I told my anxious mother
I was bleeding at my nose

I called for me a candle
To light myself to bed
I called for me a handkerchief
To bind my aching head

Rolled and tumbled the whole night through
As troubles was for me
Like flames of hell around my bed
And in my eyes could see

They carried me down to Knoxville
And put me in a cell
My friends all tried to get me out
But none could go my bail

I’m here to waste my life away
Down in this dirty old jail
Because I murdered that Knoxville girl
The girl I loved so well

Dark, right?  And that’s not even the most tragic in the murder ballad tradition. The song Knoxville Girl musically came from the traditional English and Irish ‘The Oxford Girl’ and ‘The Wexford Girl,’ moving the location from Europe to Tennessee.

But who was the Knoxville Girl?  Do the ballads come from real history?  In her case, yes.

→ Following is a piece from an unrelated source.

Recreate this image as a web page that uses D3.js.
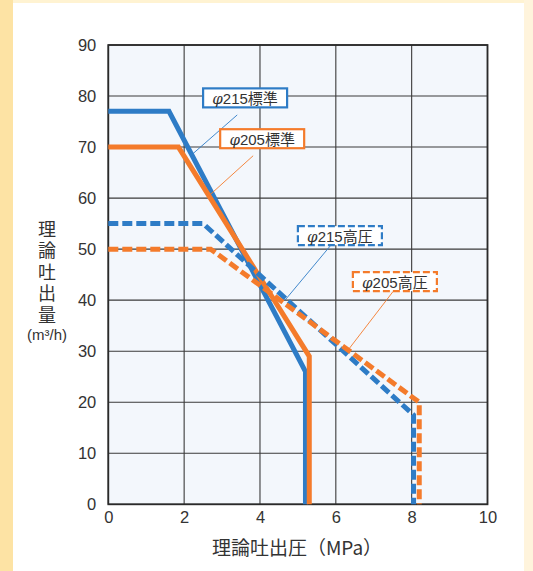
<!DOCTYPE html>
<html lang="ja">
<head>
<meta charset="utf-8">
<title>理論吐出量</title>
<script src="https://d3js.org/d3.v7.min.js"></script>
<style>
  body { margin: 0; background: #fff; }
  text { font-family: "Liberation Sans", "Noto Sans CJK JP", sans-serif; fill: #333; }
  .cjk { font-family: "Noto Sans CJK JP", sans-serif; }
</style>
</head>
<body>
<script>
// data
var xTicks = [0, 2, 4, 6, 8, 10];
var yTicks = [0, 10, 20, 30, 40, 50, 60, 70, 80, 90];

var d215std = [[0, 77], [1.6, 77], [5.2, 26], [5.2, 0]];
var d205std = [[0, 70], [1.85, 70], [5.3, 29], [5.3, 0]];
var d215hp  = [[0, 55], [2.5, 55], [8.05, 17.5], [8.05, 0]];
var d205hp  = [[0, 50], [2.7, 50], [8.2, 20], [8.2, 0]];

// label: name, box left/top (data), leader start and end (data)
var labels = [
  { name: "φ215標準", at: [2.5, 81.5], from: [3.4, 76.3], to: [2.2, 68.5], color: "#2e7cc6", dash: false },
  { name: "φ205標準", at: [2.95, 73.5], from: [3.82, 68.3], to: [2.63, 60.3], color: "#f47b2b", dash: false },
  { name: "φ215高圧", at: [5.0, 54.5], from: [5.85, 50.6], to: [4.66, 40], color: "#2e7cc6", dash: true },
  { name: "φ205高圧", at: [6.45, 45.5], from: [7.51, 41.7], to: [6.3, 30], color: "#f47b2b", dash: true }
];

var W = 533, H = 571;
var svg = d3.select("body").append("svg").attr("width", W).attr("height", H);

// page background
svg.append("rect").attr("width", W).attr("height", H).attr("fill", "#fffdf6");
svg.append("rect").attr("x", 0).attr("y", 0).attr("width", 13).attr("height", H).attr("fill", "#fde3a4");
svg.append("rect").attr("x", 13).attr("y", 0).attr("width", W - 13).attr("height", 3).attr("fill", "#fff3d2");
svg.append("rect").attr("x", 524).attr("y", 0).attr("width", 9).attr("height", H).attr("fill", "#fff4dc");
svg.append("rect").attr("x", 13).attr("y", 3).attr("width", 511).attr("height", H - 3).attr("fill", "#ffffff");

var x = d3.scaleLinear().domain([0, 10]).range([108.3, 487.5]);
var y = d3.scaleLinear().domain([0, 90]).range([504.3, 45]);

svg.append("rect")
  .attr("x", x(0)).attr("y", y(90))
  .attr("width", x(10) - x(0)).attr("height", y(0) - y(90))
  .attr("fill", "#f3f7fc");

// grid
svg.append("g").selectAll("line").data(xTicks).enter().append("line")
  .attr("x1", d => x(d)).attr("x2", d => x(d))
  .attr("y1", y(0)).attr("y2", y(90))
  .attr("stroke", "#3a3a3a").attr("stroke-width", 1.1);
svg.append("g").selectAll("line").data(yTicks).enter().append("line")
  .attr("x1", x(0)).attr("x2", x(10))
  .attr("y1", d => y(d)).attr("y2", d => y(d))
  .attr("stroke", "#3a3a3a").attr("stroke-width", 1.1);
svg.append("rect")
  .attr("x", x(0)).attr("y", y(90))
  .attr("width", x(10) - x(0)).attr("height", y(0) - y(90))
  .attr("fill", "none").attr("stroke", "#2a2a2a").attr("stroke-width", 1.8);

// tick labels
var xAxis = svg.append("g").attr("transform", "translate(0," + y(0) + ")")
  .call(d3.axisBottom(x).tickValues(xTicks).tickSize(0).tickPadding(7));
var yAxis = svg.append("g").attr("transform", "translate(" + x(0) + ",0)")
  .call(d3.axisLeft(y).tickValues(yTicks).tickSize(0).tickPadding(12));
[xAxis, yAxis].forEach(function (a) {
  a.select(".domain").remove();
  a.selectAll("text").attr("font-size", 16.5).attr("fill", "#3a3a3a")
    .attr("font-family", "Liberation Sans, sans-serif");
});

// lines
var line = d3.line().x(d => x(d[0])).y(d => y(d[1]));
function draw(data, color, dashed) {
  var p = svg.append("path").datum(data).attr("d", line)
    .attr("fill", "none").attr("stroke", color).attr("stroke-width", 5)
    .attr("stroke-linejoin", "miter");
  if (dashed) p.attr("stroke-dasharray", "10,4");
}
draw(d215std, "#2e7cc6", false);
draw(d205std, "#f47b2b", false);
draw(d215hp, "#2e7cc6", true);
draw(d205hp, "#f47b2b", true);

// labels with leader lines
labels.forEach(function (l) {
  svg.append("line")
    .attr("x1", x(l.from[0])).attr("y1", y(l.from[1]))
    .attr("x2", x(l.to[0])).attr("y2", y(l.to[1]))
    .attr("stroke", l.color).attr("stroke-width", 0.9);
  var bx = x(l.at[0]), by = y(l.at[1]);
  var r = svg.append("rect")
    .attr("x", bx).attr("y", by).attr("width", 84).attr("height", 19)
    .attr("fill", "#fff").attr("stroke", l.color).attr("stroke-width", 2.2);
  if (l.dash) r.attr("stroke-dasharray", "7,3");
  var t = svg.append("text").attr("class", "cjk")
    .attr("x", bx + 42).attr("y", by + 15.5).attr("text-anchor", "middle")
    .attr("font-size", 15).attr("fill", "#333");
  t.append("tspan").attr("font-style", "italic").attr("font-family", "DejaVu Serif, serif").text(l.name[0]);
  t.append("tspan").attr("font-family", "Liberation Sans, sans-serif").text(l.name.slice(1, 4));
  t.append("tspan").text(l.name.slice(4));
});

// axis titles
svg.append("text").attr("class", "cjk")
  .attr("x", 47).attr("y", 220)
  .style("writing-mode", "vertical-rl")
  .attr("letter-spacing", 3.5)
  .attr("font-size", 18).attr("fill", "#333")
  .text("理論吐出量");
svg.append("text")
  .attr("x", 47).attr("y", 340).attr("text-anchor", "middle")
  .attr("font-size", 15).attr("fill", "#333")
  .attr("font-family", "Liberation Sans, sans-serif")
  .text("(m³/h)");
svg.append("text").attr("class", "cjk")
  .attr("x", 297).attr("y", 555).attr("text-anchor", "middle")
  .attr("font-size", 19).attr("fill", "#333")
  .text("理論吐出圧（MPa）");
</script>
</body>
</html>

Her name was Mary Lula Noel from Pineville, MO. In 1892 she was murdered by a man she had been dating named William (Oh Willie Dear don’t kill me here/I’m unprepared to die) Simmons of Joplin, MO.  She was missing for one week and then found floating in the Cowskin Creek with bruises around her neck.  She had no water in her lungs and had been thrown in after her death, like a careless afterthought.  Simmons never disclosed his motive, and was charged with murder by blunt force object and strangulation.

While Mary was from Missouri, the song Knoxville Girl was unquestionably about her. And though her life was cut short in beautiful youth, her memory still haunts the hills and hollers from Appalachia all the way to dentist offices in NYC.